Apply to the court for a Benjamin Order
The PRs can apply to the court for an order for permission to distribute the estate known as a Benjamin Order. This is an expensive route and therefore only a proportionate option where the amount due to the missing beneficiary or creditor is large. It is however the only method which fully protects a PR from personal liability.
In order to obtain an order from the court, there must be evidence that all possible enquiries were made to trace the missing person. If this is proven, the court makes the order on the basis that the missing individual has likely died.
Should the missing individual later emerge, a Benjamin order works to protect the PR from personal liability.
However, the other beneficiaries can still be pursued to recover the assets.
Obtain indemnity insurance
As an alternative to Benjamin orders, insurance can provide a more cost effective way to protect from personal liability where the risk is not substantial, for instance where the value of the estate is modest or a claim is considered remote under the circumstances.
The advantage of this option is that the administration of the estate can be finalised. In the event that the missing beneficiary or creditor later emerges, the insurance will pay their entitlement.
How else could I be personally liable as a PR?
Inheritance (Provision for Family and Dependants) Act 1975
PRs can also attract personal liability where an applicant under the I(PFD)A 1975 makes a successful claim that reasonable financial provision was not made for a close relative or dependant. The claim is usually made by individuals who may be aggrieved because they have been left out of a will or do not inherit on intestacy. An individual may also apply where they have received a benefit but are dissatisfied with the amount.
How can I protect myself against a claim under the I(PFD)A 1975?
An application under the act must be brought within 6 months of the Grant of Representation; therefore, it is advised that the PR wait the 6 month period before distributing the estate. PRs that wait before distributing the estate are protected from liability under the Act.
When someone dies, it is a PR’s duty to ensure that the funds are distributed to the right person. This becomes a difficult task in circumstances where a beneficiary or creditor is unknown or missing for any reason. The consequences of distributing incorrectly or without sufficient protection could be very costly.

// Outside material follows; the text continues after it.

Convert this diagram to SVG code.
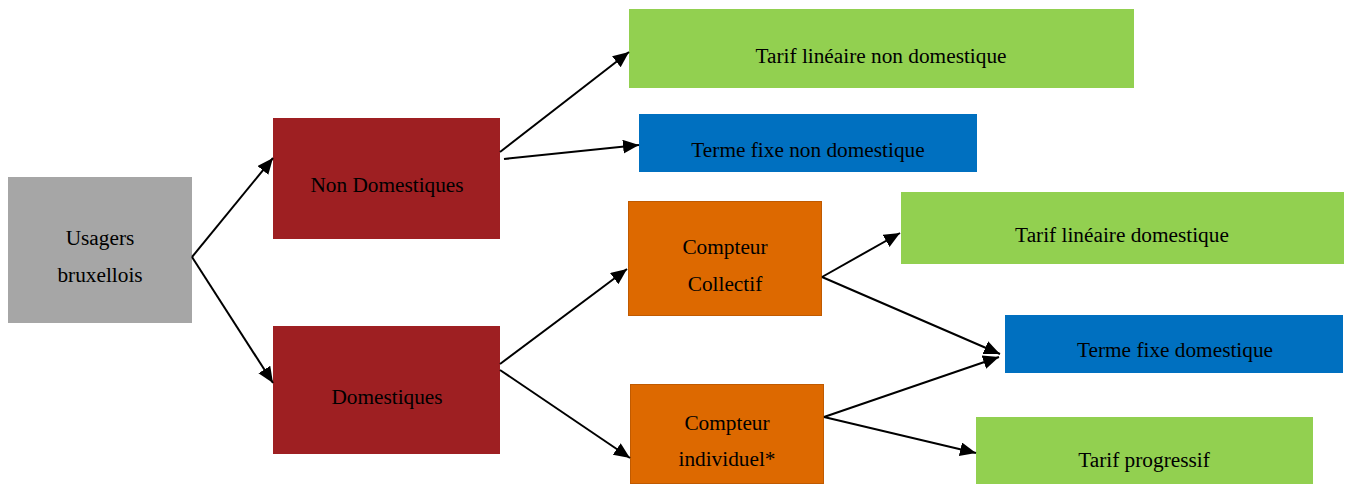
<svg xmlns="http://www.w3.org/2000/svg" width="1346" height="484" viewBox="0 0 1346 484">
<style>
text{font-family:"Liberation Serif","Times New Roman",serif;font-size:21.3px;fill:#000;text-anchor:middle}
.gray{fill:#a6a6a6}
.red{fill:#9e1f22}
.orange{fill:#dd6900;stroke:#c05a00;stroke-width:1}
.green{fill:#92d050}
.blue{fill:#0070c0}
.conn line{stroke:#000;stroke-width:2;marker-end:url(#arr)}
</style>
<defs>
<marker id="arr" markerUnits="userSpaceOnUse" markerWidth="18" markerHeight="16" refX="16" refY="7" orient="auto">
<path d="M0,0 L16,7 L0,14 z" fill="#000"/>
</marker>
</defs>
<rect width="1346" height="484" fill="#fff"/>
<g id="usagers"><rect class="gray" x="8" y="177" width="184" height="146"/><text x="100" y="245">Usagers</text><text x="100" y="282">bruxellois</text></g>
<g id="non-domestiques"><rect class="red" x="273" y="118" width="227" height="121"/><text x="387" y="192">Non Domestiques</text></g>
<g id="domestiques"><rect class="red" x="273" y="326" width="227" height="128"/><text x="387" y="404">Domestiques</text></g>
<g id="tarif-lineaire-nd"><rect class="green" x="629" y="9" width="505" height="79"/><text x="881" y="63">Tarif linéaire non domestique</text></g>
<g id="terme-fixe-nd"><rect class="blue" x="639" y="114" width="338" height="58"/><text x="808" y="157">Terme fixe non domestique</text></g>
<g id="compteur-collectif"><rect class="orange" x="628.5" y="201.5" width="193" height="114"/><text x="725" y="254">Compteur</text><text x="725" y="291">Collectif</text></g>
<g id="compteur-individuel"><rect class="orange" x="630.5" y="384.5" width="193" height="99"/><text x="727" y="430">Compteur</text><text x="727" y="466">individuel*</text></g>
<g id="tarif-lineaire-d"><rect class="green" x="901" y="192" width="443" height="72"/><text x="1122" y="242">Tarif linéaire domestique</text></g>
<g id="terme-fixe-d"><rect class="blue" x="1005" y="315" width="338" height="58"/><text x="1175" y="357">Terme fixe domestique</text></g>
<g id="tarif-progressif"><rect class="green" x="976" y="417" width="337" height="67"/><text x="1144" y="467">Tarif progressif</text></g>
<g id="connectors" class="conn">
<line x1="192" y1="257" x2="273" y2="158"/>
<line x1="192" y1="257" x2="273" y2="383"/>
<line x1="500" y1="152" x2="629" y2="52"/>
<line x1="504" y1="159" x2="639" y2="145"/>
<line x1="500" y1="364" x2="627" y2="269"/>
<line x1="500" y1="370" x2="630" y2="458"/>
<line x1="822" y1="277" x2="900" y2="233"/>
<line x1="822" y1="277" x2="1000" y2="354"/>
<line x1="824" y1="417" x2="999" y2="357"/>
<line x1="824" y1="417" x2="976" y2="453"/>
</g>
</svg>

Whether the protection discussed above is necessary and which protection is most appropriate will vary from case to case and very much depends on the particular facts of a matter.
However, where someone makes a Will, steps can be taken to save the PRs time, pressure and associated costs in the distribution of an estate. For instance, by providing and reviewing contact details of beneficiaries.
Consistent with our policy when giving comment and advice on a non-specific basis, we cannot assume legal responsibility for the accuracy of any particular statement. In the case of specific problems we recommend that professional advice be sought.